Les débats concernant un éventuel retournement de cycle pour l’industrie de l’aviation commerciale vont bon train depuis quelques mois. Beaucoup s’interrogent en effet sur l’existence d’une bulle au niveau des impressionnants carnets de commandes des deux principaux avionneurs mondiaux, une tendance alimentée par de multiples facteurs conjoncturels qui, mis bout à bout, influeraient de façon profonde sur une trajectoire qui n’a jamais connu de précédent. Peu en revanche sont encore prêts à remettre en doute les prévisions de croissance du transport aérien mondial, qui continue inexorablement à doubler de taille tous les 15 ans, voire tous les 10 ans dans des régions comme la Chine.
Il faut dire que beaucoup d’experts ont été habitués à un temps où l’industrie aéronautique civile moderne était régie par des périodes cycliques relativement régulières, affichant le classique diptyque d’emballement des commandes suivi d’une période de surcapacité. A chaque fois, ces cycles étaient d’ailleurs très proches des célèbres cycles de Juglar connus au niveau de l’économie mondiale. Cependant, depuis le premier choc pétrolier en 1973, seul le dernier retournement de tendance constaté entre 2001 et 2009 était lié à un transport aérien qui ressemble à celui d’aujourd’hui, à savoir un secteur devenu extrêmement globalisé, s’appuyant sur de puissants hubs et où les marchés émergents commençaient à représenter une taille suffisante par rapport aux marchés dits « mûrs » pour pouvoir avoir une influence sur la tendance générale.
Aujourd’hui, l’argumentation qui pourrait laisser présager de l’arrivée d’un nouveau cycle baissier est essentiellement liée à la très nette diminution des prises de commandes constatée depuis deux ans chez les deux grands avionneurs, alors que le prix du carburéacteur semble se maintenir en dessous des 500 dollars la tonne.

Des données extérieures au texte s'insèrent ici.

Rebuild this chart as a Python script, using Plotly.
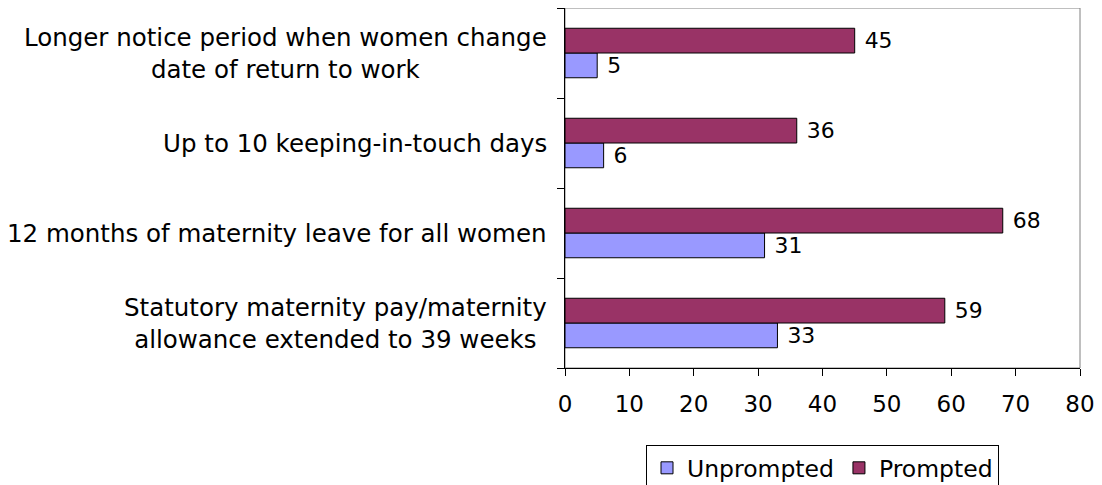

Airbus et Boeing avaient enregistré moins de 500 appareils fermes à eux deux au cours des cinq premiers mois de l’année, un chiffre à peine supérieur à un objectif de book to bill supérieur à 1. Il faut dire qu’ils n’ont plus beaucoup d’appareils livrables dans des délais raisonnables, ce qui peut évidemment décourager les investissements. En excluant les appareils de très grande capacité, seuls les A330neo et les 777 de génération actuelle sont globalement disponibles avant la fin de la décennie et rien que pour les monocouloirs A320/A320neo, le carnet est plein pour huit ans aux cadences annoncées de 60 appareils par mois en maintenant un niveau de commandes égal à celui des livraisons d’ici 2020.
Il existe bien évidemment de nombreuses autres tendances qui ne sont pas pour rassurer aussi à court ou moyen terme. Citons par exemple l’inconnue créée en Europe par le Brexit, les conjonctures défavorables en Russie et au Brésil, le véritable frein sur le point-à-point international à destination de la Turquie et qui maintenant pourrait s’étendre à l’intégralité du transport aérien du pays suite à l’attentat perpétré hier à Istanbul. Il y a aussi la saturation du principal hub du Moyen-Orient ou encore le retard à l’allumage de nouveaux transporteurs, à l’instar de la filiale saoudienne de Qatar Airways.
Mais toutes ces petites bulles qui peuvent venir désorganiser les carnets de commandes des avionneurs aujourd’hui ne sont pas des facteurs durables qui pourraient influencer la tendance générale à vouloir augmenter les cadences. Même l’arrivée programmée de nombreux appareils à mi-vie sur le marché dans les prochaines années, souvent issus de contrats de leasing sur 12 ou 15 ans, n’aura que peu d’influence sur les livraisons d’appareils neufs, beaucoup d’entre eux étant de toute façon amenés à répondre à la forte demande d’équipements et de pièces détachées nécessaires à faire voler une flotte toujours plus importante. Une chose est sûre : bulles ne veut pas dire bulle et pour l’instant, l’aviation commerciale n’est tout simplement plus cyclique.